As the Governor said in his statement on Monday, the Bank is monitoring developments in financial markets very closely in light of the significant repricing of UK and global financial assets. This repricing has become more significant in the past day – and it is particularly affecting long-dated UK government debt. Were dysfunction in this market to continue or worsen, there would be a material risk to UK financial stability. This would lead to an unwarranted tightening of financing conditions and a reduction of the flow of credit to the real economy. In line with its financial stability objective, the Bank of England stands ready to restore market functioning and reduce any risks from contagion to credit conditions for UK households and businesses.

To achieve this, the Bank will carry out temporary purchases of long-dated UK government bonds from 28 September. The purpose of these purchases will be to restore orderly market conditions. The purchases will be carried out on whatever scale is necessary to effect this outcome. The operation will be fully indemnified by HM Treasury.

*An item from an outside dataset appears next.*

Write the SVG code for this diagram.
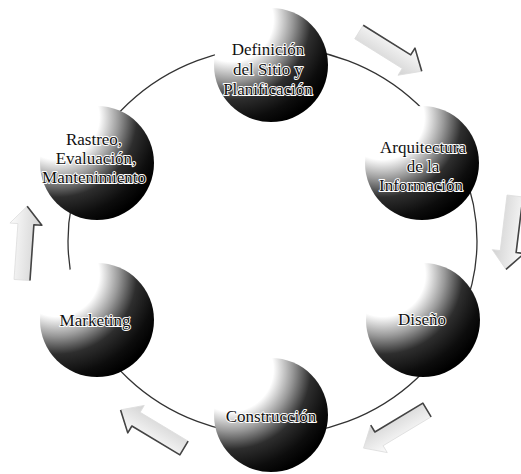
<svg xmlns="http://www.w3.org/2000/svg" width="521" height="474" viewBox="0 0 521 474">
<style>
.ring{fill:none;stroke:#333;stroke-width:1.3}
.ball{fill:url(#sph)}
.lbl{font-family:"Liberation Serif","Times New Roman",serif;font-size:17px;fill:#111;text-anchor:middle;stroke:#fff;stroke-width:1.8px;stroke-linejoin:round;paint-order:stroke}
.arr{fill:url(#ag);stroke:#ddd;stroke-width:0.8}
.sh{fill:none;stroke:#444;stroke-width:1.6;stroke-linejoin:round}
</style>
<defs>
<radialGradient id="sph" cx="0.15" cy="0.1" r="1">
<stop offset="0" stop-color="#fff"/>
<stop offset="0.37" stop-color="#fff"/>
<stop offset="0.54" stop-color="#999"/>
<stop offset="0.7" stop-color="#2e2e2e"/>
<stop offset="0.88" stop-color="#0d0d0d"/>
<stop offset="1" stop-color="#000"/>
</radialGradient>
<linearGradient id="ag" x1="0" y1="0" x2="0" y2="1">
<stop offset="0" stop-color="#fcfcfc"/>
<stop offset="1" stop-color="#d2d2d2"/>
</linearGradient>
<path id="ap" d="M0,-8 H56 V-16 L74,0 L56,16 V8 H0 Z"/>
</defs>
<rect width="521" height="474" fill="#fff"/>
<g id="connectors">
<ellipse class="ring" cx="272.5" cy="241" rx="204.5" ry="194"/>
<g id="arrow-top-right" transform="translate(359,32) rotate(32)">
<use href="#ap" class="arr"/>
<polyline class="sh" points="0,-8 56,-8 56,-16 74,0"/>
</g>
<g id="arrow-right" transform="translate(515,196) rotate(97)">
<use href="#ap" class="arr"/>
<polyline class="sh" points="0,-8 56,-8 56,-16 74,0"/>
</g>
<g id="arrow-bottom-right" transform="translate(427,410) rotate(149)">
<use href="#ap" class="arr"/>
<polyline class="sh" points="0,-8 0,8 56,8 56,16"/>
</g>
<g id="arrow-bottom-left" transform="translate(184,448) rotate(211)">
<use href="#ap" class="arr"/>
<polyline class="sh" points="0,8 0,-8 56,-8 56,-16 74,0"/>
</g>
<g id="arrow-left" transform="translate(22,280) rotate(-86)">
<use href="#ap" class="arr"/>
<polyline class="sh" points="0,8 56,8 56,16 74,0"/>
</g>
</g>
<g id="node-definicion">
<circle class="ball" cx="271" cy="65" r="57"/>
<text class="lbl" x="268" y="55">Definición</text>
<text class="lbl" x="268" y="75">del Sitio y</text>
<text class="lbl" x="268" y="95">Planificación</text>
</g>
<g id="node-arquitectura">
<circle class="ball" cx="422" cy="163" r="57"/>
<text class="lbl" x="423" y="153">Arquitectura</text>
<text class="lbl" x="423" y="172">de la</text>
<text class="lbl" x="421" y="191">Información</text>
</g>
<g id="node-diseno">
<circle class="ball" cx="423" cy="320" r="57"/>
<text class="lbl" x="422" y="325">Diseño</text>
</g>
<g id="node-construccion">
<circle class="ball" cx="271" cy="415" r="57"/>
<text class="lbl" x="271" y="422">Construcción</text>
</g>
<g id="node-marketing">
<circle class="ball" cx="97" cy="320" r="57"/>
<text class="lbl" x="95" y="326">Marketing</text>
</g>
<g id="node-rastreo">
<circle class="ball" cx="97" cy="163" r="57"/>
<text class="lbl" x="94" y="145">Rastreo,</text>
<text class="lbl" x="96" y="164">Evaluación,</text>
<text class="lbl" x="94" y="183">Mantenimiento</text>
</g>
</svg>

On 28 September, the Bank of England’s Financial Policy Committee noted the risks to UK financial stability from dysfunction in the gilt market. It recommended that action be taken, and welcomed the Bank’s plans for temporary and targeted purchases in the gilt market on financial stability grounds at an urgent pace. These purchases will be strictly time limited. They are intended to tackle a specific problem in the long-dated government bond market.

Auctions will take place from today until 14 October. The purchases will be unwound in a smooth and orderly fashion once risks to market functioning are judged to have subsided. The Monetary Policy Committee has been informed of these temporary and targeted financial stability operations.

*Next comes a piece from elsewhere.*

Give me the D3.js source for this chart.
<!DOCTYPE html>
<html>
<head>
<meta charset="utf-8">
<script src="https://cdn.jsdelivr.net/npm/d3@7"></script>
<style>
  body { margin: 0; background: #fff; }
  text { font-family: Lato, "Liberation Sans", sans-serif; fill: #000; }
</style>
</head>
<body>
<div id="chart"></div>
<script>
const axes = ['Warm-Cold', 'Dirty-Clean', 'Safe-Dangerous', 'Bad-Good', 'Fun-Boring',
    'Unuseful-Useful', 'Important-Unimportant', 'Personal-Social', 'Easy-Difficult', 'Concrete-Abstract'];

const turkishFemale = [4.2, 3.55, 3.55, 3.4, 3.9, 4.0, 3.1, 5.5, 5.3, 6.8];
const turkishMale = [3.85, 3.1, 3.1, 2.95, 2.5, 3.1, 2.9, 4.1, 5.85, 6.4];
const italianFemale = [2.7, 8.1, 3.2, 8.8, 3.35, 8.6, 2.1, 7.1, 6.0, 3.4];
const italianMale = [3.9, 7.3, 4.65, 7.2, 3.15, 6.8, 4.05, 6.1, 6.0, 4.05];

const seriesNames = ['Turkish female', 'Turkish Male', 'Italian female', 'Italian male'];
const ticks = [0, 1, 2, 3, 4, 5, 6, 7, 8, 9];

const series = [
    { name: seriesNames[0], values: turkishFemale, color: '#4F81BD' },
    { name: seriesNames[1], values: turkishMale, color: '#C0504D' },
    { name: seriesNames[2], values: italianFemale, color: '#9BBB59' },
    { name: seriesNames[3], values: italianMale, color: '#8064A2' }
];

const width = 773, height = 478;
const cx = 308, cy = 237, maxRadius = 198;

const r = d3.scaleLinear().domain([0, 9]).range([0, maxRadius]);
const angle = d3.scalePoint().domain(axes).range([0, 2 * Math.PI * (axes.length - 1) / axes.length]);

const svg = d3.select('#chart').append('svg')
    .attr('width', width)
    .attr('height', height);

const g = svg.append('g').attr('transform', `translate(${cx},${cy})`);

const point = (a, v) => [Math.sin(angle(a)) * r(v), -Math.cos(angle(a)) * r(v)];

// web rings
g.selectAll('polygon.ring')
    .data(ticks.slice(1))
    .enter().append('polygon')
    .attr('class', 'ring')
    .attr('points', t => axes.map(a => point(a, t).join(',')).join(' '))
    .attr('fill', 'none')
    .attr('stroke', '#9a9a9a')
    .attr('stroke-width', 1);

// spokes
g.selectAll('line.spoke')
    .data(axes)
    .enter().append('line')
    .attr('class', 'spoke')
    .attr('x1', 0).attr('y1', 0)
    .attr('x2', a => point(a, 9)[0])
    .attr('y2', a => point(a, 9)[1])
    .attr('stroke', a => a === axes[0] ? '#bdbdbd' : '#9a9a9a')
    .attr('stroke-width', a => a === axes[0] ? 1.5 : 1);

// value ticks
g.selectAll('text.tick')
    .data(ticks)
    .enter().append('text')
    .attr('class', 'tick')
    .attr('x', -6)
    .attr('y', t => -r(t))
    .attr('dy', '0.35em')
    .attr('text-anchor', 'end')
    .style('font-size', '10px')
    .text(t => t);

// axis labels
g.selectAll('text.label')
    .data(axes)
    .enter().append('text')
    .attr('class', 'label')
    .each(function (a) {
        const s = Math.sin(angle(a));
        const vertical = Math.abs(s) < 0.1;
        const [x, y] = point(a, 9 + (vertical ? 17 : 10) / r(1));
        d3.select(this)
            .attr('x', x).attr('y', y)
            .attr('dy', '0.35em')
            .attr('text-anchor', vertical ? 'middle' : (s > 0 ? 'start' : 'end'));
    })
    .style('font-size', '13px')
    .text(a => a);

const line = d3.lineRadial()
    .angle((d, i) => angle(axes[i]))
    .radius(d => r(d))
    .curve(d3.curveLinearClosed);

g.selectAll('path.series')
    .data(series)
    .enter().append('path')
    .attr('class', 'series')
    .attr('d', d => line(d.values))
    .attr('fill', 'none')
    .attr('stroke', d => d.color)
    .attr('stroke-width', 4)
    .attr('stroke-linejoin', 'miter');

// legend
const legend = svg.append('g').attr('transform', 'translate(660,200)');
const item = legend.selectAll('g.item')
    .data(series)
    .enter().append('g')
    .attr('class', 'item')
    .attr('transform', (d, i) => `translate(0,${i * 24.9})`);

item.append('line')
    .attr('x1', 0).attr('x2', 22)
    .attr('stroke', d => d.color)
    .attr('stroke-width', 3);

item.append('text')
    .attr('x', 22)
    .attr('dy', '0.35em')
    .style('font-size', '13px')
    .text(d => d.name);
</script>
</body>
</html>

This is in line with the Concordat governing the MPC’s engagement with the Bank’s Executive regarding balance sheet operations. As set out in the Governor’s statement on Monday, the MPC will make a full assessment of recent macroeconomic developments at its next scheduled meeting and act accordingly. The MPC will not hesitate to change interest rates by as much as needed to return inflation to the 2% target sustainably in the medium term, in line with its remit.

The MPC’s annual target of an £80bn stock reduction is unaffected and unchanged. In light of current market conditions, the Bank’s Executive has postponed the beginning of gilt sale operations that were due to commence next week. The first gilt sale operations will take place on 31 October and proceed thereafter. The Bank will shortly publish a market notice outlining operational details."


https://www.theguardian.com/busines...nsider-tax-cuts-stinging-attack-business-live
 
Although if the BoE decides to monetise this particular deficit increase then, oh boy, hang on to your hats (although I don't think they will).

"To achieve this, the Bank will carry out temporary purchases of long-dated UK government bonds from 28 September. The purpose of these purchases will be to restore orderly market conditions. The purchases will be carried out on whatever scale is necessary to effect this outcome. The operation will be fully indemnified by HM Treasury."

https://www.bankofengland.co.uk/news/2022/september/bank-of-england-announces-gilt-market-operation
 
If the Labour Party act on the conference vote this week make PR a formal election pledge Liz Truss and Kwasi Kwateng will be the last Tory PM and Chancellor in UK history. Just saying. There really is a solution to this mess.